When I want to observe the Parisienne in her natural habitat, I go to Angélina’s, my favorite Salon de thé on the Rue de Rivoli, where I met my friend, Sylvie, one afternoon, for tea. Sylvie is a tall, stunning blonde, who is always impeccably put together. She is a native Parisian, a terrific cook, speaks four languages and travels the world for Air France. It was a lovely warm afternoon, and the lovely ladies of Paris were at their loveliest. When we finished our tea and macarons, Sylvie and I strolled down the Rue de Rivoli to the Musée des Arts Décoratifs, which is devoted to fashion and the decorative arts. It is actually part of the vast Louvre complex. The fashion wing is currently hosting a magnificent retrospective of the great couturier Balenciaga, with over 160 pieces on display spanning more than four decades of his work. His clothes have a sculptural, almost architectural, look to them, particularly in the draping, which left me in absolute awe.

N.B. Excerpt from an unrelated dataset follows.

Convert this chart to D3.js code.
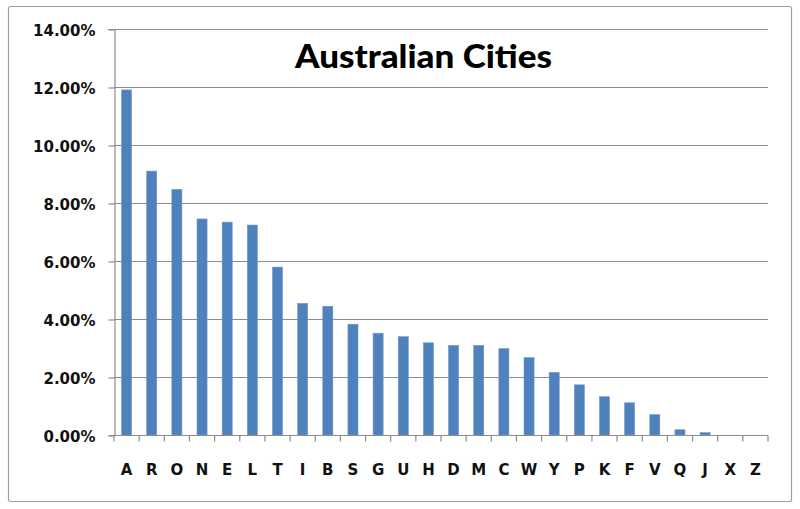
<!DOCTYPE html>
<html>
<head>
<meta charset="utf-8">
<script src="https://cdn.jsdelivr.net/npm/d3@7"></script>
<style>
  body { margin: 0; background: #fff; }
  #chart svg { display: block; }
</style>
</head>
<body>
<div id="chart"></div>
<script>
// Letter frequency data (percent)
const letters = ["A", "R", "O", "N", "E", "L", "T", "I", "B", "S", "G", "U", "H",
  "D", "M", "C", "W", "Y", "P", "K", "F", "V", "Q", "J", "X", "Z"];
const shares = [11.9, 9.1, 8.47, 7.45, 7.34, 7.24, 5.79, 4.54, 4.44, 3.82, 3.51, 3.39, 3.18,
  3.09, 3.09, 2.98, 2.67, 2.16, 1.73, 1.32, 1.11, 0.7, 0.18, 0.08, 0, 0];
const yTicks = [0, 2, 4, 6, 8, 10, 12, 14];
const chartTitle = "Australian Cities";

const W = 800, H = 509;
const margin = { top: 29, right: 32, bottom: 74, left: 114 };
const width = W - margin.left - margin.right;
const height = H - margin.top - margin.bottom;

const svg = d3.select("#chart").append("svg")
  .attr("width", W)
  .attr("height", H);

// Outer chart frame
svg.append("rect")
  .attr("x", 8.5).attr("y", 6.5)
  .attr("width", 783).attr("height", 495)
  .attr("rx", 2)
  .attr("fill", "#fff")
  .attr("stroke", "#a0a0a0")
  .attr("stroke-width", 1.2);

const g = svg.append("g")
  .attr("transform", `translate(${margin.left},${margin.top})`);

const x = d3.scaleBand()
  .domain(letters)
  .range([0, width])
  .paddingInner(0.6)
  .paddingOuter(0.3);

const y = d3.scaleLinear()
  .domain([0, 14])
  .range([height, 0]);

// Gridlines
g.append("g")
  .selectAll("line")
  .data(yTicks.filter(d => d > 0))
  .enter()
  .append("line")
  .attr("x1", 0).attr("x2", width)
  .attr("y1", d => y(d) + 0.5).attr("y2", d => y(d) + 0.5)
  .attr("stroke", "#8c8c8c")
  .attr("stroke-width", 1.2);

// Y axis
const yAxis = g.append("g")
  .attr("transform", "translate(0.5,0)")
  .call(d3.axisLeft(y).tickValues(yTicks).tickSize(6).tickPadding(13)
    .tickFormat(d => d.toFixed(2) + "%"));
yAxis.select(".domain").attr("stroke", "#8c8c8c").attr("stroke-width", 1.2);
yAxis.selectAll(".tick line").attr("stroke", "#8c8c8c").attr("stroke-width", 1.2)
  .attr("transform", "translate(0,0.5)");
yAxis.selectAll("text")
  .attr("font-family", "'DejaVu Sans', sans-serif")
  .attr("font-weight", "bold")
  .attr("font-size", "15px")
  .attr("dy", "0.45em")
  .attr("fill", "#111");

// Bars
g.selectAll(".bar")
  .data(letters.map((l, i) => ({ letter: l, value: shares[i] })))
  .enter()
  .append("rect")
  .attr("class", "bar")
  .attr("x", d => x(d.letter))
  .attr("y", d => y(d.value))
  .attr("width", x.bandwidth())
  .attr("height", d => height - y(d.value))
  .attr("fill", "#4f81bd")
  .attr("stroke", "#6d98cc")
  .attr("stroke-width", 0.6);

// X axis: ticks at band boundaries
const xAxis = g.append("g")
  .attr("transform", `translate(0,${height + 0.5})`);
xAxis.append("line")
  .attr("x1", 0).attr("x2", width)
  .attr("stroke", "#8c8c8c").attr("stroke-width", 1.2);
xAxis.selectAll(".xtick")
  .data(d3.range(letters.length + 1))
  .enter()
  .append("line")
  .attr("class", "xtick")
  .attr("x1", i => i * width / letters.length)
  .attr("x2", i => i * width / letters.length)
  .attr("y1", 0).attr("y2", 6)
  .attr("stroke", "#8c8c8c").attr("stroke-width", 1.2);
xAxis.selectAll(".xlabel")
  .data(letters)
  .enter()
  .append("text")
  .attr("class", "xlabel")
  .attr("x", d => x(d) + x.bandwidth() / 2)
  .attr("y", 39)
  .attr("text-anchor", "middle")
  .attr("font-family", "'DejaVu Sans', sans-serif")
  .attr("font-weight", "bold")
  .attr("font-size", "15px")
  .attr("fill", "#111")
  .text(d => d);

// Title
svg.append("text")
  .attr("x", 295)
  .attr("y", 68)
  .attr("textLength", 257)
  .attr("lengthAdjust", "spacingAndGlyphs")
  .attr("font-family", "Lato, sans-serif")
  .attr("font-weight", "900")
  .attr("font-size", "32px")
  .attr("fill", "#000")
  .text(chartTitle);
</script>
</body>
</html>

The next day, as I drove south from Paris to spend a long weekend with family in the Vendée region, it occurred to me that most of the Balenciaga daytime ensembles I had seen the day before were so classic and timeless that they would look absolutely right on any of the lovely ladies I had seen sipping tea at Angélina’s the day before. While we are not all lucky enough to have an original Balenciaga hanging in our closets, we can all work towards building that perfect wardrobe by investing in the best quality, classic pieces we can afford, and learning how to do more with less, as the Parisienne does. Besides, as I tell my clients, if it doesn’t fit into a Parisian Armoire, you probably can get along without it, n’est-ce pas?